-- BEGIN DATA SHOWN --

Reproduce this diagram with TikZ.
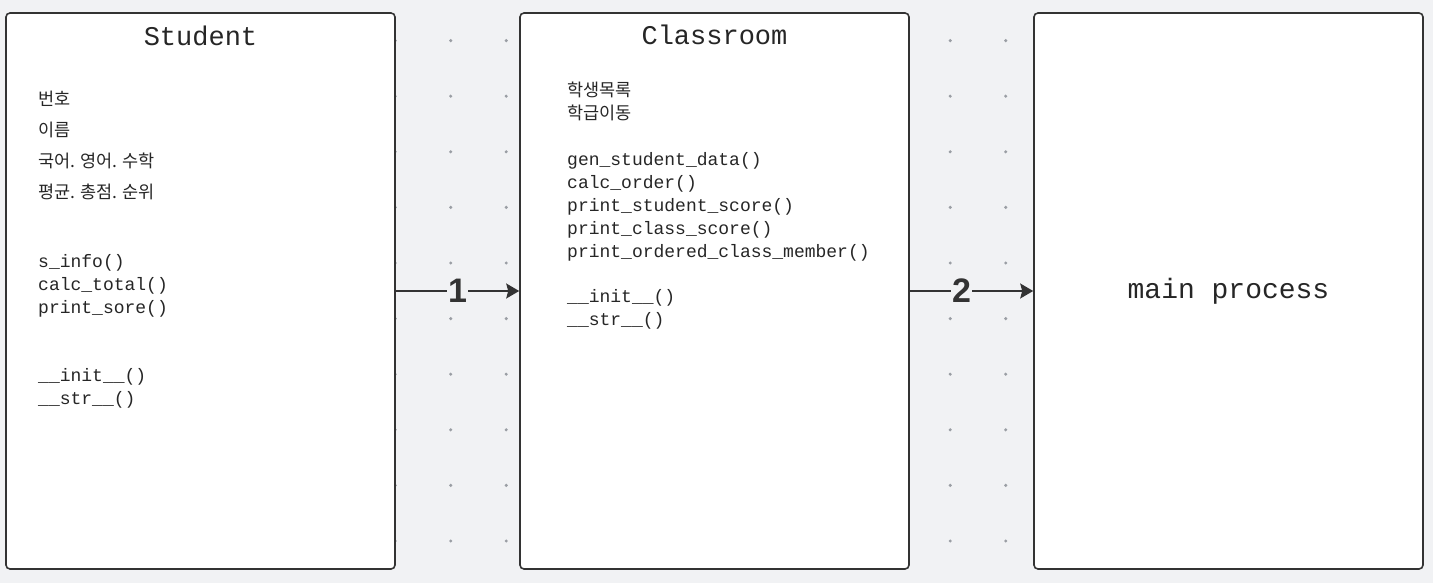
\documentclass[tikz,border=0pt]{standalone}
\usepackage{fontspec}
\setmonofont{Liberation Mono}
\newfontfamily\kofont{Noto Sans CJK KR}
\newfontfamily\numfont{Liberation Sans}
\usetikzlibrary{arrows.meta}
\definecolor{bggray}{HTML}{F1F2F4}
\definecolor{dotgray}{HTML}{9A9EA4}
\definecolor{linegray}{HTML}{333333}
\definecolor{textgray}{HTML}{262626}

\begin{document}
\begin{tikzpicture}[x=1pt, y=-1pt,
	box/.style={draw=linegray, fill=white, line width=1.6pt, rounded corners=4pt, minimum width=389pt, minimum height=556pt, inner sep=0pt},
	title/.style={font=\ttfamily\fontsize{27}{32}\selectfont, text=textgray, anchor=base},
	code/.style={font=\ttfamily\fontsize{18}{23}\selectfont, text=textgray, anchor=base west, align=left, inner sep=0pt},
	kor/.style={font=\kofont\fontsize{17.5}{#1}\selectfont, text=textgray, anchor=base west, align=left, inner sep=0pt},
	conn/.style={draw=linegray, line width=1.5pt, -{Stealth[length=13pt, width=15pt, inset=2pt]}},
	num/.style={font=\numfont\bfseries\fontsize{34}{34}\selectfont, text=linegray, fill=bggray, inner sep=1pt}]

	%% Hintergrund
	\useasboundingbox (0,0) rectangle (1433,583);
	\fill[bggray] (0,0) rectangle (1433,583);
	\foreach \i in {0,...,25}
		\foreach \j in {0,...,9}
			\fill[dotgray] (6.7+55.5*\i, 40.6+55.6*\j) circle[radius=1.7pt];

	%%%%%%%%%%%%%%%%

	%% Student (Grundlinie = letzte Zeile)
	\node[box] (student) at (200.5,291) {};
	\node[title] (stitle) at (200.5,46) {Student};
	\node[kor=31] (sattr) at (38,198) {번호\\이름\\국어. 영어. 수학\\평균. 총점. 순위};
	\node[code] (smeth) at (38,313) {s\_info()\\calc\_total()\\print\_sore()};
	\node[code] (sinit) at (38,404) {\_\_init\_\_()\\\_\_str\_\_()};

	%% Classroom
	\node[box] (classroom) at (714.5,291) {};
	\node[title] (ctitle) at (714.5,45) {Classroom};
	\node[kor=23] (cattr) at (567,120) {학생목록\\학급이동};
	\node[code] (cmeth) at (567,257) {gen\_student\_data()\\calc\_order()\\print\_student\_score()\\print\_class\_score()\\print\_ordered\_class\_member()};
	\node[code] (cinit) at (567,325) {\_\_init\_\_()\\\_\_str\_\_()};

	%% main process
	\node[box, font=\ttfamily\fontsize{28}{32}\selectfont, text=textgray] (mainproc) at (1228.5,291) {main process};

	%%%%%%%%%%%%%%%%

	%% Verbindungen
	\draw[conn] (student) -- node[num] (n1) {1} (classroom);
	\draw[conn] (classroom) -- node[num, pos=0.42] (n2) {2} (mainproc);
\end{tikzpicture}
\end{document}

-- END DATA SHOWN --

> [PROBLEM DETAILS]:
Repeat the lines exactly as they stand, from the opening line of the data through the line with "text=linegray, fill=bggray, inner". Pictures stay out of the copy.

> [OUTPUT BELOW]:
Reproduce this diagram with TikZ.
\documentclass[tikz,border=0pt]{standalone}
\usepackage{fontspec}
\setmonofont{Liberation Mono}
\newfontfamily\kofont{Noto Sans CJK KR}
\newfontfamily\numfont{Liberation Sans}
\usetikzlibrary{arrows.meta}
\definecolor{bggray}{HTML}{F1F2F4}
\definecolor{dotgray}{HTML}{9A9EA4}
\definecolor{linegray}{HTML}{333333}
\definecolor{textgray}{HTML}{262626}

\begin{document}
\begin{tikzpicture}[x=1pt, y=-1pt,
	box/.style={draw=linegray, fill=white, line width=1.6pt, rounded corners=4pt, minimum width=389pt, minimum height=556pt, inner sep=0pt},
	title/.style={font=\ttfamily\fontsize{27}{32}\selectfont, text=textgray, anchor=base},
	code/.style={font=\ttfamily\fontsize{18}{23}\selectfont, text=textgray, anchor=base west, align=left, inner sep=0pt},
	kor/.style={font=\kofont\fontsize{17.5}{#1}\selectfont, text=textgray, anchor=base west, align=left, inner sep=0pt},
	conn/.style={draw=linegray, line width=1.5pt, -{Stealth[length=13pt, width=15pt, inset=2pt]}},
	num/.style={font=\numfont\bfseries\fontsize{34}{34}\selectfont, text=linegray, fill=bggray, inner sep=1pt}]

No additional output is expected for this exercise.